Les plans de soutien et de relance de l’économie frappée par la pandémie posent la question du remboursement de la dette qui s’accumule. Pour Philippe Trainar, une fois le moment venu, il faudra répartir le poids de la couverture des déficits sur l’ensemble des français, mais en prenant les précautions d’usage.
Les experts indépendants de l’OCDE prévoient une explosion historique du poids des déficits publics dans le PIB, de 3% en 2019 à 9,5% en 2020 et 7,4% en 2021 en France ; de 0,6% en 2019 à 8,6% en 2020 et 6,5% en 2021 au sein de la zone euro et de 3,0% en 2019 à 11,5% en 2020 et 8,4% en 2021 en moyenne dans l’OCDE.

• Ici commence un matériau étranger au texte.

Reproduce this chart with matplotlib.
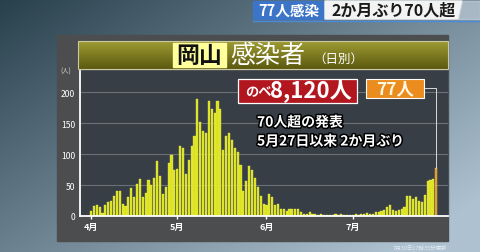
import numpy as np
import pandas as pd
import matplotlib.pyplot as plt
from matplotlib.patches import Rectangle, Polygon
import matplotlib.patheffects as pe

plt.rcParams['font.family'] = ['Noto Sans CJK JP', 'DejaVu Sans']

# daily new cases, Okayama, 2021-04-01 .. 2021-07-30
dates = pd.date_range('2021-04-01', '2021-07-30')
cases_apr = [8, 16, 18, 14, 5, 17, 22, 24, 32, 41, 41, 20, 16, 31, 45,
             31, 51, 60, 30, 37, 58, 50, 61, 88, 64, 36, 46, 86, 98, 75]
cases_may = [76, 113, 109, 68, 90, 113, 129, 189, 151, 137, 134, 186, 172, 167, 186,
             172, 107, 129, 134, 123, 109, 103, 82, 40, 57, 81, 74, 62, 47, 33, 19]
cases_jun = [18, 36, 31, 18, 19, 11, 11, 8, 12, 12, 12, 11, 6, 3, 4,
             7, 4, 3, 2, 3, 1, 2, 2, 1, 3, 2, 4, 1, 2, 1]
cases_jul = [2, 4, 2, 3, 3, 5, 4, 4, 6, 7, 8, 9, 14, 18, 10,
             8, 9, 12, 14, 33, 32, 28, 31, 25, 23, 34, 57, 58, 60, 77]
cases = cases_apr + cases_may + cases_jun + cases_jul
y_ticks = [0, 50, 100, 150, 200]

W, H = 480, 253
fig = plt.figure(figsize=(W / 100, H / 100), dpi=100)


def rect(x0, y0, x1, y1):
    return [x0 / W, 1 - y1 / H, (x1 - x0) / W, (y1 - y0) / H]


# background (pixel coordinates, origin top-left)
bg = fig.add_axes([0, 0, 1, 1])
bg.axis('off')
gx, gy = np.meshgrid(np.linspace(0, 1, 240), np.linspace(0, 1, 120))
t = np.clip(0.6 * gx + 0.5 * gy, 0, 1)
c0 = np.array([0.16, 0.25, 0.30])
c1 = np.array([0.68, 0.76, 0.82])
bg.imshow(c0 + (c1 - c0) * t[..., None], extent=[0, W, H, 0], aspect='auto')
bg.set_xlim(0, W)
bg.set_ylim(H, 0)

# chart panel
bg.add_patch(Rectangle((57, 36), 391, 206, color='#4c4d4f'))

# title banner with olive gradient
grad = np.linspace(0, 1, 50)[:, None, None]
top, bot = np.array([0.62, 0.61, 0.20]), np.array([0.36, 0.35, 0.06])
bg.imshow(top + (bot - top) * grad * np.ones((1, 10, 1)),
          extent=[78, 448, 70, 42], aspect='auto', zorder=1)
bg.add_patch(Rectangle((78, 42), 370, 28, fill=False, ec='#c9c9a4', lw=0.8, zorder=2))
bg.add_patch(Rectangle((173, 44), 53, 24, color='#ffff9c', zorder=2))
bg.text(199.5, 56, '岡山', ha='center', va='center', fontsize=16.5,
        fontweight='bold', color='#111111', zorder=3)
bg.text(230, 56, '感染者', ha='left', va='center', fontsize=18, color='white', zorder=3)
bg.text(313, 59, '（日別）', ha='left', va='center', fontsize=9, color='white', zorder=3)
bg.text(66, 72, '(人)', ha='center', va='center', fontsize=4.5, color='#dddddd')

# header strip top right
bg.add_patch(Rectangle((253, 2), 72, 18, color='#3c74c8'))
bg.text(289, 11, '77人感染', ha='center', va='center', fontsize=10.5,
        fontweight='bold', color='white')
bg.add_patch(Polygon([(325, 2), (462, 2), (458, 20), (325, 20)], color='#f3f3f3'))
bg.add_patch(Polygon([(462, 2), (480, 2), (480, 20), (458, 20)], color='#c8d4de', alpha=0.6))
bg.plot([253, 480], [22, 22], color='#4b8ad6', lw=1)
bg.text(331, 11, '2か月ぶり70人超', ha='left', va='center', fontsize=11.5,
        fontweight='bold', color='#1a1a1a')
bg.text(447, 248, '7月30日17時35分更新', ha='right', va='center', fontsize=4,
        color='#e6edf3')

# main chart
ax = fig.add_axes(rect(80, 72, 448, 217))
ax.set_facecolor('#383e45')
x = np.arange(len(cases))
colors = ['#dbe11a'] * (len(cases) - 1) + ['#ec8a1c']
ax.bar(x, cases, width=0.74, color=colors, edgecolor='#f2f56a', linewidth=0.25)
ax.set_xlim(-3.8, 124.1)
ax.set_ylim(0, 234)
ax.set_yticks(y_ticks)
ax.grid(axis='y', color='#6b7075', lw=0.8)
ax.set_axisbelow(True)
for s in ['top', 'right']:
    ax.spines[s].set_visible(False)
for s in ['left', 'bottom']:
    ax.spines[s].set_color('white')
    ax.spines[s].set_linewidth(1.3)
month_idx = [i for i, d in enumerate(dates) if d.day == 1]
ax.set_xticks(month_idx)
ax.set_xticklabels([f'{dates[i].month}月' for i in month_idx], fontweight='bold')
ax.tick_params(axis='x', colors='white', length=2.5, width=1, labelsize=6.5, pad=1.5)
ax.tick_params(axis='y', length=0, labelsize=6.2, labelcolor='white', pad=3.5)

# connector from the "77人" box to the last bar
ax.annotate('', xy=(x[-1], cases[-1]), xycoords='data',
            xytext=(424, H - 89), textcoords='figure pixels',
            arrowprops=dict(arrowstyle='-', color='#d8d8d8', lw=0.7,
                            shrinkA=0, shrinkB=0,
                            connectionstyle='angle,angleA=0,angleB=90,rad=0'),
            annotation_clip=False)

# overlay for call-outs
ov = fig.add_axes([0, 0, 1, 1])
ov.axis('off')
ov.set_xlim(0, W)
ov.set_ylim(H, 0)
ov.patch.set_alpha(0)
ov.add_patch(Rectangle((238, 80), 119, 24, fc='#b2161f', ec='white', lw=0.9))
ov.text(245, 92.5, 'のべ', ha='left', va='center', fontsize=9.5,
        fontweight='bold', color='white')
ov.text(270, 91.5, '8,120人', ha='left', va='center', fontsize=16,
        fontweight='bold', color='white')
ov.add_patch(Rectangle((366, 80), 58, 19, fc='#ea8c1e', ec='white', lw=0.8))
ov.text(395, 89.5, '77人', ha='center', va='center', fontsize=12.5,
        fontweight='bold', color='#fff6e0')
stroke = [pe.withStroke(linewidth=2.2, foreground='black')]
ov.text(257, 123.5, '70人超の発表', ha='left', va='center', fontsize=10,
        fontweight='bold', color='white', path_effects=stroke)
ov.text(257, 142.5, '5月27日以来 2か月ぶり', ha='left', va='center', fontsize=10,
        fontweight='bold', color='white', path_effects=stroke)

fig.savefig('out.png', dpi=100)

Le poids de la dette publique dans le PIB atteindrait près de 117%, voire 122%, en France en 2021 et 105% au sein de la zone euro. Dans les économies avancées, le poids de la dette publique dépasserait le niveau qu’elle a atteint à l’issue de la seconde guerre mondiale (124%). Sans compter que les entreprises vont-elles-mêmes sortir de la crise beaucoup plus endettées. Cette accumulation impressionnante de déficits publics posent naturellement la question de leur soutenabilité.
Certains proposent de rétablir la situation en annulant tout simplement une large fraction de la dette publique, notamment celle détenue par les banques centrales… si ce n’est que cela laisserait les banques centrales totalement désarmées en cas de dérapage de l’inflation. D’autres proposent de mener une politique monétaire délibérément inflationniste qui permettrait de dévaloriser la dette. Dans les deux cas on laisse au marché le soin de déterminer, par le biais de l’inflation incontrôlée, qui devra payer. Les optimistes suggèrent une politique du « benign neglect », qui n’est soutenable que par les pays dont le poids de la dette est comparativement moins élevé.
L’on entend sinon la clameur de ceux qui réclament que l’on fasse payer les riches. Malheureusement, cette solution qui a fait la fortune de l’état providence semble avoir atteint aujourd’hui ses limites : les taux d’intérêt sont négatifs en Europe et les dividendes devraient y avoir chuté de 40%. Accroître les prélèvements sur le capital ne ferait que déstabiliser encore plus l’investissement et handicaper le redressement de l’économie. Plus subtils, certains suggèrent que l’on se contente de ponctionner les revenus accumulés dans les paradis fiscaux. Le problème est que cette solution n’est pas aisée à mettre en œuvre rapidement et que sa rentabilité est limitée au-delà du très court terme.
Certes, on aimerait appeler à contribution ceux qui ont bénéficié de la crise sanitaire mais il restera difficile avant quelques années de déterminer avec certitude les gagnants de la crise. En outre, l’industrie pharmaceutique peut en faire partie, mais il ne saurait être question de la fragiliser au moment où nous avons le plus besoin d’elle. Faut-il alors se tourner vers la classe moyenne, dont les salaires ont continué à augmenter, ou vers les ménages les moins fortunés, dont les prestations sociales ont été comparativement mieux revalorisées ? Politiquement impossible, cette solution n’a en outre guère de sens économique au moment où ces catégories sociales risquent d’être frappées par le chômage.
Alors que faire ? En fait, il va falloir, pour une fois, se résoudre à répartir le poids de la couverture de ces déficits sur l’ensemble des français, en jouant à la fois sur les recettes et les dépenses, notamment sociales, de façon à s’assurer que le partage de la charge entre les différentes parties prenantes soit suffisamment équitable sans être excessivement inefficace, ce qui exclut tout à la fois une hausse significative des prélèvements obligatoires, surtout si son assiette est concentrée, et une baisse substantielle des prestations sociales.